→ Material to process:
----
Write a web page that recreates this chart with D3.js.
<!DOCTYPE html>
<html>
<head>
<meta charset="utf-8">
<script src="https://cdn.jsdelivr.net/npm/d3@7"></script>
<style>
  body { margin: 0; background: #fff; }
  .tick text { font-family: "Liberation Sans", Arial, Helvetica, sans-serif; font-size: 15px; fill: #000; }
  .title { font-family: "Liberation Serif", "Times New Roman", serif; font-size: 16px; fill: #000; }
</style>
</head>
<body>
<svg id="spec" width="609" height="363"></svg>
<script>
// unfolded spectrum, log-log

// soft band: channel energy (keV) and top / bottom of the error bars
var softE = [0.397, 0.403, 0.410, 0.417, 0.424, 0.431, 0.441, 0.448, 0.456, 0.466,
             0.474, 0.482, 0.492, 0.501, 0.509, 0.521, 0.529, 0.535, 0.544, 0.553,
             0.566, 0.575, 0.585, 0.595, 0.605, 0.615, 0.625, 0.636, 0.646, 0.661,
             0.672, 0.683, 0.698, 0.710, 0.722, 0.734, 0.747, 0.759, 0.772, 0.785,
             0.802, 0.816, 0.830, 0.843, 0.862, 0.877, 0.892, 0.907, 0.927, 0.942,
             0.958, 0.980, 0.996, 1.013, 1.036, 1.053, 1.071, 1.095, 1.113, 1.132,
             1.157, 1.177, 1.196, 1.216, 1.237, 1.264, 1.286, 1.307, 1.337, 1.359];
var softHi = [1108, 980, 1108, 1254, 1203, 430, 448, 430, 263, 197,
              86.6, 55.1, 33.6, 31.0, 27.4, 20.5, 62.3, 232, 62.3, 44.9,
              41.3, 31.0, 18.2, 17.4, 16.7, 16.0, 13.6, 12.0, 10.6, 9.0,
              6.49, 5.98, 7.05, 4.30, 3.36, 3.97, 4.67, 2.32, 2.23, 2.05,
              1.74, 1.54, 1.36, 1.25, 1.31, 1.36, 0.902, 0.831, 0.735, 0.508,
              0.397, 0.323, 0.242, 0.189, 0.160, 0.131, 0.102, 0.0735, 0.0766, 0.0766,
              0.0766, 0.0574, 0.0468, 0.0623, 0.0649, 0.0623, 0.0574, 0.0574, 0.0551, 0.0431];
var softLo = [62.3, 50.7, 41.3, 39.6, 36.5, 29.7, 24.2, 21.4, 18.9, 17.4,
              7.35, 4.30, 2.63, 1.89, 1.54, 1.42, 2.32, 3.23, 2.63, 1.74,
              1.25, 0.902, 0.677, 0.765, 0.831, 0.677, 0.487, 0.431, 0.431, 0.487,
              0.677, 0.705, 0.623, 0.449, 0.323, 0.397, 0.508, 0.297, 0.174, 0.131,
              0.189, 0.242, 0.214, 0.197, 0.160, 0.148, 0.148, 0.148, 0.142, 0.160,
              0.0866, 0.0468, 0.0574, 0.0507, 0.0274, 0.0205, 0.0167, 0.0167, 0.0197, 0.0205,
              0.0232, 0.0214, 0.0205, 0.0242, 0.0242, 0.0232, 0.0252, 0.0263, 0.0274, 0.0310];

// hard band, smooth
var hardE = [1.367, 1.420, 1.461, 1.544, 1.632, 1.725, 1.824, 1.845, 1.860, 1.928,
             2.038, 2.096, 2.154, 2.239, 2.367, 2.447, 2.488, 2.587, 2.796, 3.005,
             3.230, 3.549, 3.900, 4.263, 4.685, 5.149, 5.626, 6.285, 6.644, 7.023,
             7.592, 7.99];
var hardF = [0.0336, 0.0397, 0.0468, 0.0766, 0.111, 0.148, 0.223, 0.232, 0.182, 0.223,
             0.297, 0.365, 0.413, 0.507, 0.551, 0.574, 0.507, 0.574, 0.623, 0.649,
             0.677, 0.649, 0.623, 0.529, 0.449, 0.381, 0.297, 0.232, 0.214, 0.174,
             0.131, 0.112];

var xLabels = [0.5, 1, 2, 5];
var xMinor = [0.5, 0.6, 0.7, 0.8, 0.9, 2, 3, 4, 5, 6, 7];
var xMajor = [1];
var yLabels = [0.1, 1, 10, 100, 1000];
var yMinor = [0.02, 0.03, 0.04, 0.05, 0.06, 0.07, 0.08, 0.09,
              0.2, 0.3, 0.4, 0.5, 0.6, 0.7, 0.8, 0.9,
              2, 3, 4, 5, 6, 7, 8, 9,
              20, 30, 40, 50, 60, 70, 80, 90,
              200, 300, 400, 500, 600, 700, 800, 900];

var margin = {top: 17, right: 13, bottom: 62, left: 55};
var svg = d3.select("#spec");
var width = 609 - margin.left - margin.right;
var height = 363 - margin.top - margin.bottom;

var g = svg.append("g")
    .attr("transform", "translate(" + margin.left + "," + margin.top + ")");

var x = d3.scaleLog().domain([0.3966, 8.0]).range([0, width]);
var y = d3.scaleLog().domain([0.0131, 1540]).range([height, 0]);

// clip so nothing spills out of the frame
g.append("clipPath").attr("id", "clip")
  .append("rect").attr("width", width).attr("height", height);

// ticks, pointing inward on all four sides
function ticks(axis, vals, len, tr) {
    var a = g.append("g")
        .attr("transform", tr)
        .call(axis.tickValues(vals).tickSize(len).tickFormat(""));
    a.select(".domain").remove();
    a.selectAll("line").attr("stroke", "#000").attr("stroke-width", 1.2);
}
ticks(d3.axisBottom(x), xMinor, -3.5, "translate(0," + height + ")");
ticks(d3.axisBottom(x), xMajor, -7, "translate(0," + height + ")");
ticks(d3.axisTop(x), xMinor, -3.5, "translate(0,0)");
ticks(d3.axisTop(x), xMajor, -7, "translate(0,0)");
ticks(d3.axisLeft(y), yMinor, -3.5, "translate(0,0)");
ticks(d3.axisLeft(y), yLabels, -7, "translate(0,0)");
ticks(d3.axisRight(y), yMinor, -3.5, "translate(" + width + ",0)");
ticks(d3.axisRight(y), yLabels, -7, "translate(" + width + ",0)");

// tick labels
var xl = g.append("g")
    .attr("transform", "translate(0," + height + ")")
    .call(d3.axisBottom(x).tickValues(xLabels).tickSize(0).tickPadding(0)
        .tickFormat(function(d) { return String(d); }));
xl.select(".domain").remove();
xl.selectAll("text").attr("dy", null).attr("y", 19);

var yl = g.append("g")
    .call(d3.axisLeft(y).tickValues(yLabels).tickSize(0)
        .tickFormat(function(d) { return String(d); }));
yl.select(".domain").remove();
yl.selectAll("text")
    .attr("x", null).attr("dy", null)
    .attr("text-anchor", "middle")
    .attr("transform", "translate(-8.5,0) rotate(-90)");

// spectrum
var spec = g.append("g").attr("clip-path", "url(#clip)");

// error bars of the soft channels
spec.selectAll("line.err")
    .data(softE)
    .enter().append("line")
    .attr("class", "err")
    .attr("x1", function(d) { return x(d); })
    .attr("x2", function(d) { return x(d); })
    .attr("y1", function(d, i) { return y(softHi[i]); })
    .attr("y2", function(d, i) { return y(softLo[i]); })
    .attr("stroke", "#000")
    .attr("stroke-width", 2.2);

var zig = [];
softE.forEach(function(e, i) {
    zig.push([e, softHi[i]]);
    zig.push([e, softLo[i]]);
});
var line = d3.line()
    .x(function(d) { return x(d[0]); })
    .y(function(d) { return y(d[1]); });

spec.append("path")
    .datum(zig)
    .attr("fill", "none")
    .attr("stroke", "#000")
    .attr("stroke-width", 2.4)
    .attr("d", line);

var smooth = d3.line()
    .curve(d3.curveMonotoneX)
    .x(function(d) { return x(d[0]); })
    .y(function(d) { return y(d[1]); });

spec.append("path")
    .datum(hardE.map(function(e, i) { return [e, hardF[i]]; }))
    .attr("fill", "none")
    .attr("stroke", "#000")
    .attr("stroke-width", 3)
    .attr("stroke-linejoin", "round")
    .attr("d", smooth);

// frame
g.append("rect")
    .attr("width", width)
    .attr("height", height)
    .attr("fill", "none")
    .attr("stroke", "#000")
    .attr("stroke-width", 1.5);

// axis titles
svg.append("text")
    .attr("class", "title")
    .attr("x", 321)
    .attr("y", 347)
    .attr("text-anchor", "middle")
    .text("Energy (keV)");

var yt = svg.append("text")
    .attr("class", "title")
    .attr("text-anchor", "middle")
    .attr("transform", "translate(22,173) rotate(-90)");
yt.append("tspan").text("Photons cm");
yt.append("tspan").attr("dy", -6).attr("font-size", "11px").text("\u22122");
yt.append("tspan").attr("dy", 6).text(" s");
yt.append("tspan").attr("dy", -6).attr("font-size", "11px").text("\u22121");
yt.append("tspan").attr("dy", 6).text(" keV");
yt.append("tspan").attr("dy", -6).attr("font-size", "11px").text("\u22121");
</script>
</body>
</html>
----
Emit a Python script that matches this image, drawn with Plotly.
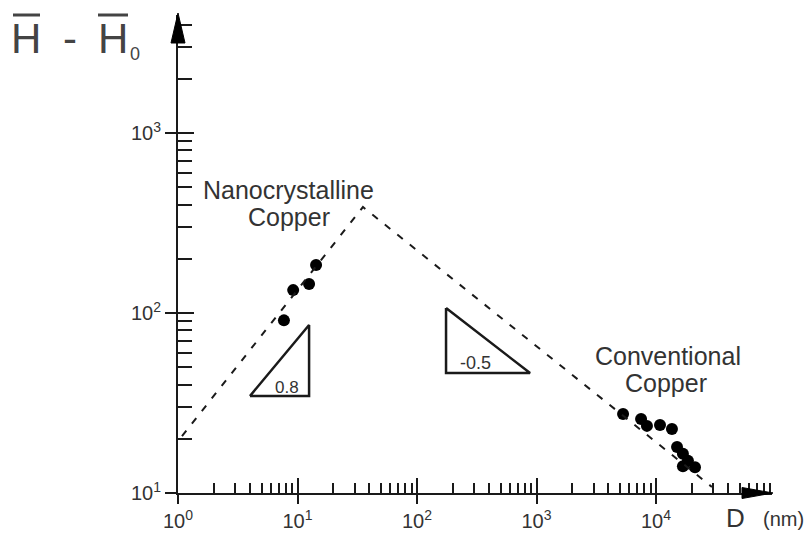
----
→ Problem to work on:
Output exactly the lines running from the line containing "Write a web" through the line containing "unfolded spectrum, log-log", and only those lines.

→ Solution to the problem:
Write a web page that recreates this chart with D3.js.
<!DOCTYPE html>
<html>
<head>
<meta charset="utf-8">
<script src="https://cdn.jsdelivr.net/npm/d3@7"></script>
<style>
  body { margin: 0; background: #fff; }
  .tick text { font-family: "Liberation Sans", Arial, Helvetica, sans-serif; font-size: 15px; fill: #000; }
  .title { font-family: "Liberation Serif", "Times New Roman", serif; font-size: 16px; fill: #000; }
</style>
</head>
<body>
<svg id="spec" width="609" height="363"></svg>
<script>
// unfolded spectrum, log-log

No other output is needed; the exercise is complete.